┌──
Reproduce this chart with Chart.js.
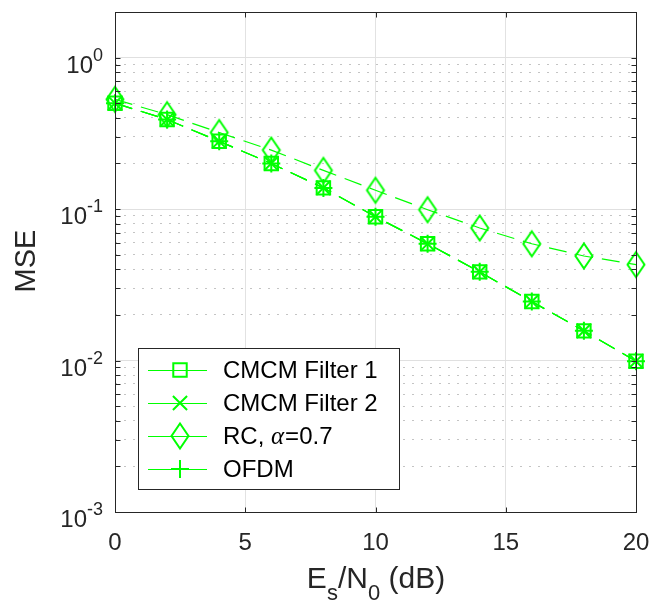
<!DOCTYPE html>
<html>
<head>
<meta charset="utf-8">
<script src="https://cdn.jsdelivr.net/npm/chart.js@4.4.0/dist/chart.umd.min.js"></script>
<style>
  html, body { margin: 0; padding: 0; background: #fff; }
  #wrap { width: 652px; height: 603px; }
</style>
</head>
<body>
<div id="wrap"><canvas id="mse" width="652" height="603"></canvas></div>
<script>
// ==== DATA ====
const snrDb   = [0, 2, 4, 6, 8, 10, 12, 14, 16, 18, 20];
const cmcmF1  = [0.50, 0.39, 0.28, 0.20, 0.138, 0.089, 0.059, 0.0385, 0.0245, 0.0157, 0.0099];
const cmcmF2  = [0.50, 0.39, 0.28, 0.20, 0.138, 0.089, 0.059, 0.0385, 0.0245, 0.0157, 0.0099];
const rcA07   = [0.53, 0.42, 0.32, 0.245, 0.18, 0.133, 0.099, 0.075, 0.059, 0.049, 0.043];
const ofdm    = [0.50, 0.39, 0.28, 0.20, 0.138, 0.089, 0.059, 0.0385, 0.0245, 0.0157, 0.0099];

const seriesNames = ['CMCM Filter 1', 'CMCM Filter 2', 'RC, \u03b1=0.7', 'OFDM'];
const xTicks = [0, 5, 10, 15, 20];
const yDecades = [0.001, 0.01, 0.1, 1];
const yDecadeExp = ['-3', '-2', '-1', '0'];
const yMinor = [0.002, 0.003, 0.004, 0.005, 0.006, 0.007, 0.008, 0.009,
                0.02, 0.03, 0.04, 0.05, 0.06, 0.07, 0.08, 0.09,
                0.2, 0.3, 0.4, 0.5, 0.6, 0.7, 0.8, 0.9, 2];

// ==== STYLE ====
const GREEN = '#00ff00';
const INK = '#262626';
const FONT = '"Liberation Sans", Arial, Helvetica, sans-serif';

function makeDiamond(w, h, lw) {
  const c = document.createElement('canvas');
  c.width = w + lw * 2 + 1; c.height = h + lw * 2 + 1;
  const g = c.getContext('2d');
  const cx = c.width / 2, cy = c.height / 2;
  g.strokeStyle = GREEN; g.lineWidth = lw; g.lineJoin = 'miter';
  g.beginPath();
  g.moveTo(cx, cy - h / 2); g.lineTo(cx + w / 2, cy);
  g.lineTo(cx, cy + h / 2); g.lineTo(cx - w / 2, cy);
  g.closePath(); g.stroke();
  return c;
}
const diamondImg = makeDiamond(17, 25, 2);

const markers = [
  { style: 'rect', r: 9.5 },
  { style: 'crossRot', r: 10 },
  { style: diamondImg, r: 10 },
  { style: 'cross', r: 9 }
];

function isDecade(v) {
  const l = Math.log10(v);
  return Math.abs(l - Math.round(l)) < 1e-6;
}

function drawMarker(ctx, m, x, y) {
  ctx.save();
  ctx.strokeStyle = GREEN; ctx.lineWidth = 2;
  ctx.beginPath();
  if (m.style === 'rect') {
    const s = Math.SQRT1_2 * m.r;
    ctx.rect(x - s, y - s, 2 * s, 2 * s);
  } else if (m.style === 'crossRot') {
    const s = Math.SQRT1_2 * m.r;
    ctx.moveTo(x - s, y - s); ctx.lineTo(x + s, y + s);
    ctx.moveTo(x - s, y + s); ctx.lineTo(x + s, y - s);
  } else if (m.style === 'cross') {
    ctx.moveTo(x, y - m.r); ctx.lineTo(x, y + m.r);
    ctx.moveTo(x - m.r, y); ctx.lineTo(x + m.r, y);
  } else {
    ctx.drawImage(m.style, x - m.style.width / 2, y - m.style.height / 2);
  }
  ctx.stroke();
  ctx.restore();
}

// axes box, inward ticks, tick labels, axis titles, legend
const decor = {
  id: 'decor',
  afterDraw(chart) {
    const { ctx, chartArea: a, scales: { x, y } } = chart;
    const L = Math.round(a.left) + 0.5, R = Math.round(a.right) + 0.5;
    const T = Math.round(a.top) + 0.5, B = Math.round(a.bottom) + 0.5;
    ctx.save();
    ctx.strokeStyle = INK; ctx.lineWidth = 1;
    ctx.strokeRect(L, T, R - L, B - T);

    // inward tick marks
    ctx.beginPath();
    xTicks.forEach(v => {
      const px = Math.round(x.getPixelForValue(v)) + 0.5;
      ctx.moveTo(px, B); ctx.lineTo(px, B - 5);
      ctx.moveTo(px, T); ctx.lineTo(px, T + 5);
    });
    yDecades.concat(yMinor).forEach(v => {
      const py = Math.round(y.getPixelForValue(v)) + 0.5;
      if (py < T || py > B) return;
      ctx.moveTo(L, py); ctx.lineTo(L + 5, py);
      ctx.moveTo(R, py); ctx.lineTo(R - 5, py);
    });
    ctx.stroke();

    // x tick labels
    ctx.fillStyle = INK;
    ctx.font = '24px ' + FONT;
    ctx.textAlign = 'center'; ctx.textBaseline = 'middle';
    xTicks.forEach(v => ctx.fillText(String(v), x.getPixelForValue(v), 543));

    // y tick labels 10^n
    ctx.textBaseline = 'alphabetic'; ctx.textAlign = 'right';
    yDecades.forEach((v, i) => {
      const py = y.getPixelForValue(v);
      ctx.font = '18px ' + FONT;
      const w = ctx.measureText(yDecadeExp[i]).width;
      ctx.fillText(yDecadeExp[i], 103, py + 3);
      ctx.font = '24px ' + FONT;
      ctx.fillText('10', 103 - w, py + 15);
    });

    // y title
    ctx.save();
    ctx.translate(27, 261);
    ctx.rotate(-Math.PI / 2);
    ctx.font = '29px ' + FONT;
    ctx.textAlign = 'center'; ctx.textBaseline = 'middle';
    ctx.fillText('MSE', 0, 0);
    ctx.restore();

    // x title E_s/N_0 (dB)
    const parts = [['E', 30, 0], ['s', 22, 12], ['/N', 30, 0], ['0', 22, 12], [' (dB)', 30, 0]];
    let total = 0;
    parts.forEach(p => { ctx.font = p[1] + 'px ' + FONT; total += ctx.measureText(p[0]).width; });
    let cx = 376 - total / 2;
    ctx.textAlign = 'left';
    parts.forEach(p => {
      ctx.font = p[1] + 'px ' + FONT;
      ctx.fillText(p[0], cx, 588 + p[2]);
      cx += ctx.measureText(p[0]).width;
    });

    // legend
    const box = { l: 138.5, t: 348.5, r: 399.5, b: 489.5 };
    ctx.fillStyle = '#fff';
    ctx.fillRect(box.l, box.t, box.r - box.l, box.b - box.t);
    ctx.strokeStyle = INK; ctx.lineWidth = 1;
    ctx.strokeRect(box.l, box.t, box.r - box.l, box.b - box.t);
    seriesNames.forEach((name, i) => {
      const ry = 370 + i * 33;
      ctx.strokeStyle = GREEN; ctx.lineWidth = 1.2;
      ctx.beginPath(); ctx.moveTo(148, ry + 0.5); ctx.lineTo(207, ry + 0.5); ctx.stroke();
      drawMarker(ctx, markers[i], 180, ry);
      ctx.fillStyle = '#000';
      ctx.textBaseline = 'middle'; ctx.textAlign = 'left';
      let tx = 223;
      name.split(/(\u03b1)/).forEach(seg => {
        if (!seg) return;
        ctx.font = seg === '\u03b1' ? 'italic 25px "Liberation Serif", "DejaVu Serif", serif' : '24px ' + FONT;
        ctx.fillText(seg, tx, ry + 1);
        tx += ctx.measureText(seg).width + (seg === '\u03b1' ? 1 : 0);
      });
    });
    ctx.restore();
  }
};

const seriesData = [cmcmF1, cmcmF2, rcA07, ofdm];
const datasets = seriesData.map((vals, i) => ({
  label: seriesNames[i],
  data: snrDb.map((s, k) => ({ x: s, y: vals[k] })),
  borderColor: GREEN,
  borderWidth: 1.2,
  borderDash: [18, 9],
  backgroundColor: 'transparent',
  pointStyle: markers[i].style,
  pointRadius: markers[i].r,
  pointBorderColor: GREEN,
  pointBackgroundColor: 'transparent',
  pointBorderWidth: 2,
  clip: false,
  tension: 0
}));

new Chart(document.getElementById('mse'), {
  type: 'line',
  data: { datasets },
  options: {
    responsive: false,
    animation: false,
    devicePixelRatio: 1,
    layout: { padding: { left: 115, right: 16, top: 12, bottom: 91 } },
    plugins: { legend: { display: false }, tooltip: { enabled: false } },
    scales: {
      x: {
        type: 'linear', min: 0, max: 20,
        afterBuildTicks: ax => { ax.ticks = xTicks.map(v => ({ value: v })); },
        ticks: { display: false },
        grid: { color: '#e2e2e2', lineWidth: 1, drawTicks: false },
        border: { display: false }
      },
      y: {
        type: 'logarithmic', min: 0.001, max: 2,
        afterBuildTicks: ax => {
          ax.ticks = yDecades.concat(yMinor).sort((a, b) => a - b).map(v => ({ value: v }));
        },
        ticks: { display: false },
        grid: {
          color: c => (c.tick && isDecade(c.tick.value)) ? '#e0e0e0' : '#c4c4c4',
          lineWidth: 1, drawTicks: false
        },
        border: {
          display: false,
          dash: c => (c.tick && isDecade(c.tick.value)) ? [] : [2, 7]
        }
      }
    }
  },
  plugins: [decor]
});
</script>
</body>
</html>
└──
◆ GIVEN EXERCISE ◆
Repeat only the lines between the start of the data and the line with "Arial, Helvetica, sans-serif';", including those two lines, and skip the pictures.

◆ WRITTEN ANSWER ◆
Reproduce this chart with Chart.js.
<!DOCTYPE html>
<html>
<head>
<meta charset="utf-8">
<script src="https://cdn.jsdelivr.net/npm/chart.js@4.4.0/dist/chart.umd.min.js"></script>
<style>
  html, body { margin: 0; padding: 0; background: #fff; }
  #wrap { width: 652px; height: 603px; }
</style>
</head>
<body>
<div id="wrap"><canvas id="mse" width="652" height="603"></canvas></div>
<script>
// ==== DATA ====
const snrDb   = [0, 2, 4, 6, 8, 10, 12, 14, 16, 18, 20];
const cmcmF1  = [0.50, 0.39, 0.28, 0.20, 0.138, 0.089, 0.059, 0.0385, 0.0245, 0.0157, 0.0099];
const cmcmF2  = [0.50, 0.39, 0.28, 0.20, 0.138, 0.089, 0.059, 0.0385, 0.0245, 0.0157, 0.0099];
const rcA07   = [0.53, 0.42, 0.32, 0.245, 0.18, 0.133, 0.099, 0.075, 0.059, 0.049, 0.043];
const ofdm    = [0.50, 0.39, 0.28, 0.20, 0.138, 0.089, 0.059, 0.0385, 0.0245, 0.0157, 0.0099];

const seriesNames = ['CMCM Filter 1', 'CMCM Filter 2', 'RC, \u03b1=0.7', 'OFDM'];
const xTicks = [0, 5, 10, 15, 20];
const yDecades = [0.001, 0.01, 0.1, 1];
const yDecadeExp = ['-3', '-2', '-1', '0'];
const yMinor = [0.002, 0.003, 0.004, 0.005, 0.006, 0.007, 0.008, 0.009,
                0.02, 0.03, 0.04, 0.05, 0.06, 0.07, 0.08, 0.09,
                0.2, 0.3, 0.4, 0.5, 0.6, 0.7, 0.8, 0.9, 2];

// ==== STYLE ====
const GREEN = '#00ff00';
const INK = '#262626';
const FONT = '"Liberation Sans", Arial, Helvetica, sans-serif';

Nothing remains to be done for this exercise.